- **GIVEN EXERCISE**
Print exactly the lines from the first one down to the line that contains "plt.rcParams['mathtext.it'] = 'Liberation", both included, and skip the pictures.

- **INFORMATION PROVIDED**
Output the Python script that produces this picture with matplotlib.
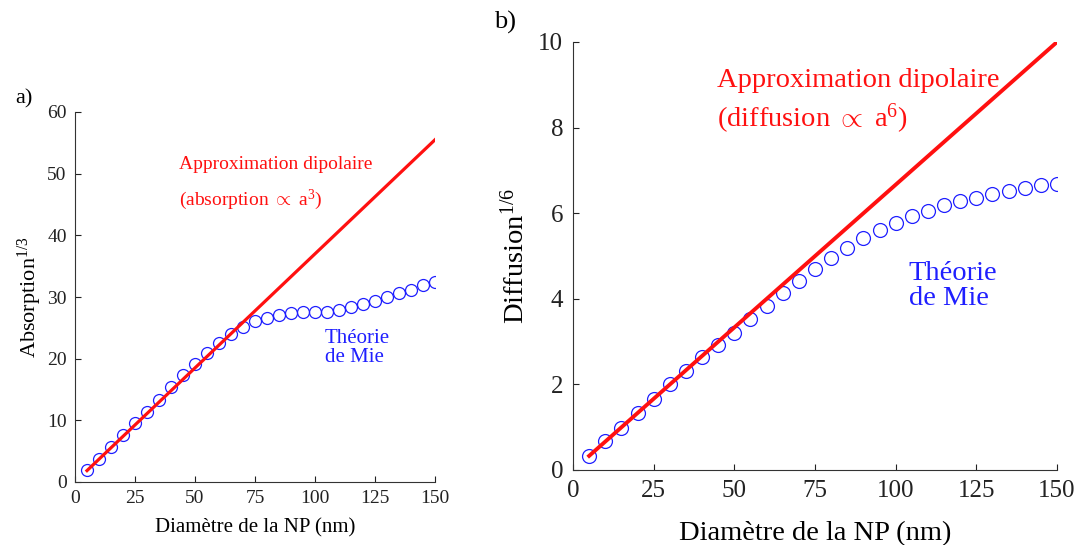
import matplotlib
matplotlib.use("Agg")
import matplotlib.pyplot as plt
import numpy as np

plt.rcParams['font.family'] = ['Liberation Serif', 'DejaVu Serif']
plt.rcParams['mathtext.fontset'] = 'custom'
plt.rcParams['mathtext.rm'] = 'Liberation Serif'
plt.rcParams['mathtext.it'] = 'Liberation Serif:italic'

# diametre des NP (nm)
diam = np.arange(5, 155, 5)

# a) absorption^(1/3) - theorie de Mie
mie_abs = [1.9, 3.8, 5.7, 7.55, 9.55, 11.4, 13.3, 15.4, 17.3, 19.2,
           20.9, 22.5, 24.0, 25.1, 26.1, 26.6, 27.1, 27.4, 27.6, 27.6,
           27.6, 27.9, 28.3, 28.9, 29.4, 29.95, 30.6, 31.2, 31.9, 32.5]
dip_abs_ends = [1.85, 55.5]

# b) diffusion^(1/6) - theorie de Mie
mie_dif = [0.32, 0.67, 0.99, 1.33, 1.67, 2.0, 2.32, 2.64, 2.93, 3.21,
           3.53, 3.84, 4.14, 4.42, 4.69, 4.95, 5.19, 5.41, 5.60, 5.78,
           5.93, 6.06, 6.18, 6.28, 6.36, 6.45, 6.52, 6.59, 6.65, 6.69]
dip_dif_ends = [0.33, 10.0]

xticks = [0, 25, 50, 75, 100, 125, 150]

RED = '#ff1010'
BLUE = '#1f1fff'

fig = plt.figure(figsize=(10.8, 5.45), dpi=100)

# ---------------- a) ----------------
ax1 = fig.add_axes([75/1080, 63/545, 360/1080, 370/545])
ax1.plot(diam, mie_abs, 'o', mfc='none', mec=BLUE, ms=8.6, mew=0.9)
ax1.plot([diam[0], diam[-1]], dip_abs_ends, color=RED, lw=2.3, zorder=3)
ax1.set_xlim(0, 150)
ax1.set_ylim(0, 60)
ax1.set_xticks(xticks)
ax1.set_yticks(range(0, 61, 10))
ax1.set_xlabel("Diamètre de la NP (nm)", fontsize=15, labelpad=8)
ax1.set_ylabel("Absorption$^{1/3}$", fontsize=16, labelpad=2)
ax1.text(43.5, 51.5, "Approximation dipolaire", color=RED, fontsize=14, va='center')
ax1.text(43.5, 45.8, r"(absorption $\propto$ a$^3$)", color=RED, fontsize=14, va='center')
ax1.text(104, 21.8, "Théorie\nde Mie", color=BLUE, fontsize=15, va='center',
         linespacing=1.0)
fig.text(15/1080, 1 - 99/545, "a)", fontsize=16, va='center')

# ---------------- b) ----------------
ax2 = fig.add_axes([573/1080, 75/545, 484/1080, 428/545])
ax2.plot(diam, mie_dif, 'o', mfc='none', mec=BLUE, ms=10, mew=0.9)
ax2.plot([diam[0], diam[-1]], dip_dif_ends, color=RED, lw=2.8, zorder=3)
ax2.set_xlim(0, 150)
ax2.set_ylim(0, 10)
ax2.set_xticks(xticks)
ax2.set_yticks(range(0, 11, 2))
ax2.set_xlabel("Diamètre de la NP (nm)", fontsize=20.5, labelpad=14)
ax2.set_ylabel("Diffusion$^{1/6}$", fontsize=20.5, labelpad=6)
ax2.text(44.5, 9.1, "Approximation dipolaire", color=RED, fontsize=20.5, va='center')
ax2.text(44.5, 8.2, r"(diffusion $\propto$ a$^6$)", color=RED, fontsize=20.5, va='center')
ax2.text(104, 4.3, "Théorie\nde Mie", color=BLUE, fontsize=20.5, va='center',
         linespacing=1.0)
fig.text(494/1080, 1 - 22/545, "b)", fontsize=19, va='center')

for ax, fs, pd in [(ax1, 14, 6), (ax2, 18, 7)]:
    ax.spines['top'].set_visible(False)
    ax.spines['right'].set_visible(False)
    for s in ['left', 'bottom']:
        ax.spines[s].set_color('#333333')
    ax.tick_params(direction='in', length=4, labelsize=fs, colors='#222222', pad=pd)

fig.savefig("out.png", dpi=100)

- **FULL RESPONSE**
Output the Python script that produces this picture with matplotlib.
import matplotlib
matplotlib.use("Agg")
import matplotlib.pyplot as plt
import numpy as np

plt.rcParams['font.family'] = ['Liberation Serif', 'DejaVu Serif']
plt.rcParams['mathtext.fontset'] = 'custom'
plt.rcParams['mathtext.rm'] = 'Liberation Serif'
plt.rcParams['mathtext.it'] = 'Liberation Serif:italic'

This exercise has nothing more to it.